• Provided material

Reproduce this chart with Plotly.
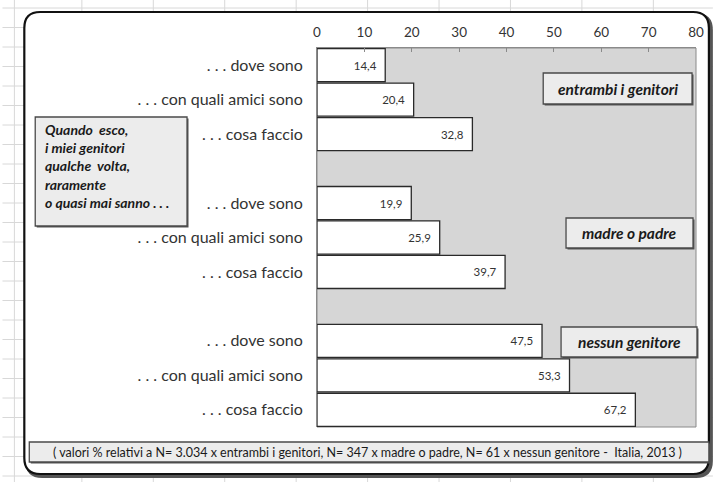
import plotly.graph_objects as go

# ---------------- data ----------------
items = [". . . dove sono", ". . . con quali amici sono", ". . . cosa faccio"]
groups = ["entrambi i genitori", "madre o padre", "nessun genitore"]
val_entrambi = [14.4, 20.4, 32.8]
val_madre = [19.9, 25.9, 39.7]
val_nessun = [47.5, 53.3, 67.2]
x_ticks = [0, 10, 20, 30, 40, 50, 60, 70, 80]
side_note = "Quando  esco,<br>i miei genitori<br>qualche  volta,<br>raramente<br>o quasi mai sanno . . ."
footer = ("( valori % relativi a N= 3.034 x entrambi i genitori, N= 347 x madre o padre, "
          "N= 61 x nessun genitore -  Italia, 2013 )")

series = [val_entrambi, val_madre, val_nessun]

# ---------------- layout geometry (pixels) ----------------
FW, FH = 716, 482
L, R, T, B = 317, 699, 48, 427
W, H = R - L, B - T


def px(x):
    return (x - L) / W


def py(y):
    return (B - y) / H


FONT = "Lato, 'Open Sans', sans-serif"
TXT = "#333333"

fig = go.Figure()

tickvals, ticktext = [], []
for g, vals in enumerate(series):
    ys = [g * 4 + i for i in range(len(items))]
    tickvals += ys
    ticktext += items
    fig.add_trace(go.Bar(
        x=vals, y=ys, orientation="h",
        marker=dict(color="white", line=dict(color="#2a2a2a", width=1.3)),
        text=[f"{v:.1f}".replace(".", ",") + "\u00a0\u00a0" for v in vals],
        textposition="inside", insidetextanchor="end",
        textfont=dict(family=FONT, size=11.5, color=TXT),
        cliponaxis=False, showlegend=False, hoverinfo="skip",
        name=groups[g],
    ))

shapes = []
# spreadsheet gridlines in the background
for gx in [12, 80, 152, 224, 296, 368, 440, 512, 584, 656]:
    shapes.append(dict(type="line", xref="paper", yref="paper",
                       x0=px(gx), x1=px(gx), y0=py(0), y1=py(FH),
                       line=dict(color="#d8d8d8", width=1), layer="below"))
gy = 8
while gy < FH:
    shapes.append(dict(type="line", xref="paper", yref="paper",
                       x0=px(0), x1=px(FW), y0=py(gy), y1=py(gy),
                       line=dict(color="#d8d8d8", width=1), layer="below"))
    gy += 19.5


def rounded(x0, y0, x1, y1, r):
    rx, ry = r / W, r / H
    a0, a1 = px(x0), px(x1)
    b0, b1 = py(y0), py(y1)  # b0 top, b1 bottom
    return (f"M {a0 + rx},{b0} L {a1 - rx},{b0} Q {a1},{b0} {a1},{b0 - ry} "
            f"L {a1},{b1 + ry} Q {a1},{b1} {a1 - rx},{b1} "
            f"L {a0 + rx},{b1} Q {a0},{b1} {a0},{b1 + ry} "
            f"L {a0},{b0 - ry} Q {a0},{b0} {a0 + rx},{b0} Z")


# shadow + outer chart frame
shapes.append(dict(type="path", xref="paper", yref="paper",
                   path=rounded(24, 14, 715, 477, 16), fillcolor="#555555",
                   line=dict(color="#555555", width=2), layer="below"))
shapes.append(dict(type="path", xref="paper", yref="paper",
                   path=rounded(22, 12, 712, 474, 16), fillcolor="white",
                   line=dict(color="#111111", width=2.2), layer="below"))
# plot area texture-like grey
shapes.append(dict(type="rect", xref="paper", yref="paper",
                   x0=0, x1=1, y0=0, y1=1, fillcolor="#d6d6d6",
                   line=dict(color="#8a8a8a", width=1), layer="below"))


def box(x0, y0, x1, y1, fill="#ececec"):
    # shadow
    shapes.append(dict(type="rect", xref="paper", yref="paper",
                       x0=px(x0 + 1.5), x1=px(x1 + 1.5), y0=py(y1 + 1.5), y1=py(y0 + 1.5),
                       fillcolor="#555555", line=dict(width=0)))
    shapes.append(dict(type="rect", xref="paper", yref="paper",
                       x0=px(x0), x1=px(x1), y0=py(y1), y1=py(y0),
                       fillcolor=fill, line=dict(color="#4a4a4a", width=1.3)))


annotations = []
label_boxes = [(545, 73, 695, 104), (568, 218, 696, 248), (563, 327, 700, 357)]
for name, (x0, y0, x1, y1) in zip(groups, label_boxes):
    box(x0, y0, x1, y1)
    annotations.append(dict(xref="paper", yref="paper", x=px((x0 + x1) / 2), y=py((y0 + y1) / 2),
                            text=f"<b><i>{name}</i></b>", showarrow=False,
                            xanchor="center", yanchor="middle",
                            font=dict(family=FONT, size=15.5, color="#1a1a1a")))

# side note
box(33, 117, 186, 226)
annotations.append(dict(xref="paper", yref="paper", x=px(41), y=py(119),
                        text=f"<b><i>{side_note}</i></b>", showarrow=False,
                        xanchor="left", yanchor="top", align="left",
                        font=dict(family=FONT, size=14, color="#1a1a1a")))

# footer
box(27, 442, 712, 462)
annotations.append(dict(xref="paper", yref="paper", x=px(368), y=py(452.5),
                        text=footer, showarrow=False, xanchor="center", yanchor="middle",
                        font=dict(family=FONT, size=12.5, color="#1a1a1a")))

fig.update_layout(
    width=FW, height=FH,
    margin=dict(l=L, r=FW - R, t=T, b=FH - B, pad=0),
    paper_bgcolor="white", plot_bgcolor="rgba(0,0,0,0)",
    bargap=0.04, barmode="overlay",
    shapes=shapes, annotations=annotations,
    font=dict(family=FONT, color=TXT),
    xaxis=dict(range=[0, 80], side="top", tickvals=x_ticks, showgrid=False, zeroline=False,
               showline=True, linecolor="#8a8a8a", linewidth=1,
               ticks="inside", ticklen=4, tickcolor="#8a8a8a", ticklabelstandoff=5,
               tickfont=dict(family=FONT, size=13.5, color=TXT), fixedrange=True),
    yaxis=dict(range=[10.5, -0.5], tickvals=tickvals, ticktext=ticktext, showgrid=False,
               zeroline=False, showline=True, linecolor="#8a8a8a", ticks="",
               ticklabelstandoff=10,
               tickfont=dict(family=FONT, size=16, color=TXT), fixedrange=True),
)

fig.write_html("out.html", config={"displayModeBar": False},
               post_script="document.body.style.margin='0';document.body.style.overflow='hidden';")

• Exercise aim
Transcribe the listing in full. Omit the pictures and keep every line exact.

• Result of this task
Reproduce this chart with Plotly.
import plotly.graph_objects as go

# ---------------- data ----------------
items = [". . . dove sono", ". . . con quali amici sono", ". . . cosa faccio"]
groups = ["entrambi i genitori", "madre o padre", "nessun genitore"]
val_entrambi = [14.4, 20.4, 32.8]
val_madre = [19.9, 25.9, 39.7]
val_nessun = [47.5, 53.3, 67.2]
x_ticks = [0, 10, 20, 30, 40, 50, 60, 70, 80]
side_note = "Quando  esco,<br>i miei genitori<br>qualche  volta,<br>raramente<br>o quasi mai sanno . . ."
footer = ("( valori % relativi a N= 3.034 x entrambi i genitori, N= 347 x madre o padre, "
          "N= 61 x nessun genitore -  Italia, 2013 )")

series = [val_entrambi, val_madre, val_nessun]

# ---------------- layout geometry (pixels) ----------------
FW, FH = 716, 482
L, R, T, B = 317, 699, 48, 427
W, H = R - L, B - T


def px(x):
    return (x - L) / W


def py(y):
    return (B - y) / H


FONT = "Lato, 'Open Sans', sans-serif"
TXT = "#333333"

fig = go.Figure()

tickvals, ticktext = [], []
for g, vals in enumerate(series):
    ys = [g * 4 + i for i in range(len(items))]
    tickvals += ys
    ticktext += items
    fig.add_trace(go.Bar(
        x=vals, y=ys, orientation="h",
        marker=dict(color="white", line=dict(color="#2a2a2a", width=1.3)),
        text=[f"{v:.1f}".replace(".", ",") + "\u00a0\u00a0" for v in vals],
        textposition="inside", insidetextanchor="end",
        textfont=dict(family=FONT, size=11.5, color=TXT),
        cliponaxis=False, showlegend=False, hoverinfo="skip",
        name=groups[g],
    ))

shapes = []
# spreadsheet gridlines in the background
for gx in [12, 80, 152, 224, 296, 368, 440, 512, 584, 656]:
    shapes.append(dict(type="line", xref="paper", yref="paper",
                       x0=px(gx), x1=px(gx), y0=py(0), y1=py(FH),
                       line=dict(color="#d8d8d8", width=1), layer="below"))
gy = 8
while gy < FH:
    shapes.append(dict(type="line", xref="paper", yref="paper",
                       x0=px(0), x1=px(FW), y0=py(gy), y1=py(gy),
                       line=dict(color="#d8d8d8", width=1), layer="below"))
    gy += 19.5


def rounded(x0, y0, x1, y1, r):
    rx, ry = r / W, r / H
    a0, a1 = px(x0), px(x1)
    b0, b1 = py(y0), py(y1)  # b0 top, b1 bottom
    return (f"M {a0 + rx},{b0} L {a1 - rx},{b0} Q {a1},{b0} {a1},{b0 - ry} "
            f"L {a1},{b1 + ry} Q {a1},{b1} {a1 - rx},{b1} "
            f"L {a0 + rx},{b1} Q {a0},{b1} {a0},{b1 + ry} "
            f"L {a0},{b0 - ry} Q {a0},{b0} {a0 + rx},{b0} Z")


# shadow + outer chart frame
shapes.append(dict(type="path", xref="paper", yref="paper",
                   path=rounded(24, 14, 715, 477, 16), fillcolor="#555555",
                   line=dict(color="#555555", width=2), layer="below"))
shapes.append(dict(type="path", xref="paper", yref="paper",
                   path=rounded(22, 12, 712, 474, 16), fillcolor="white",
                   line=dict(color="#111111", width=2.2), layer="below"))
# plot area texture-like grey
shapes.append(dict(type="rect", xref="paper", yref="paper",
                   x0=0, x1=1, y0=0, y1=1, fillcolor="#d6d6d6",
                   line=dict(color="#8a8a8a", width=1), layer="below"))


def box(x0, y0, x1, y1, fill="#ececec"):
    # shadow
    shapes.append(dict(type="rect", xref="paper", yref="paper",
                       x0=px(x0 + 1.5), x1=px(x1 + 1.5), y0=py(y1 + 1.5), y1=py(y0 + 1.5),
                       fillcolor="#555555", line=dict(width=0)))
    shapes.append(dict(type="rect", xref="paper", yref="paper",
                       x0=px(x0), x1=px(x1), y0=py(y1), y1=py(y0),
                       fillcolor=fill, line=dict(color="#4a4a4a", width=1.3)))


annotations = []
label_boxes = [(545, 73, 695, 104), (568, 218, 696, 248), (563, 327, 700, 357)]
for name, (x0, y0, x1, y1) in zip(groups, label_boxes):
    box(x0, y0, x1, y1)
    annotations.append(dict(xref="paper", yref="paper", x=px((x0 + x1) / 2), y=py((y0 + y1) / 2),
                            text=f"<b><i>{name}</i></b>", showarrow=False,
                            xanchor="center", yanchor="middle",
                            font=dict(family=FONT, size=15.5, color="#1a1a1a")))

# side note
box(33, 117, 186, 226)
annotations.append(dict(xref="paper", yref="paper", x=px(41), y=py(119),
                        text=f"<b><i>{side_note}</i></b>", showarrow=False,
                        xanchor="left", yanchor="top", align="left",
                        font=dict(family=FONT, size=14, color="#1a1a1a")))

# footer
box(27, 442, 712, 462)
annotations.append(dict(xref="paper", yref="paper", x=px(368), y=py(452.5),
                        text=footer, showarrow=False, xanchor="center", yanchor="middle",
                        font=dict(family=FONT, size=12.5, color="#1a1a1a")))

fig.update_layout(
    width=FW, height=FH,
    margin=dict(l=L, r=FW - R, t=T, b=FH - B, pad=0),
    paper_bgcolor="white", plot_bgcolor="rgba(0,0,0,0)",
    bargap=0.04, barmode="overlay",
    shapes=shapes, annotations=annotations,
    font=dict(family=FONT, color=TXT),
    xaxis=dict(range=[0, 80], side="top", tickvals=x_ticks, showgrid=False, zeroline=False,
               showline=True, linecolor="#8a8a8a", linewidth=1,
               ticks="inside", ticklen=4, tickcolor="#8a8a8a", ticklabelstandoff=5,
               tickfont=dict(family=FONT, size=13.5, color=TXT), fixedrange=True),
    yaxis=dict(range=[10.5, -0.5], tickvals=tickvals, ticktext=ticktext, showgrid=False,
               zeroline=False, showline=True, linecolor="#8a8a8a", ticks="",
               ticklabelstandoff=10,
               tickfont=dict(family=FONT, size=16, color=TXT), fixedrange=True),
)

fig.write_html("out.html", config={"displayModeBar": False},
               post_script="document.body.style.margin='0';document.body.style.overflow='hidden';")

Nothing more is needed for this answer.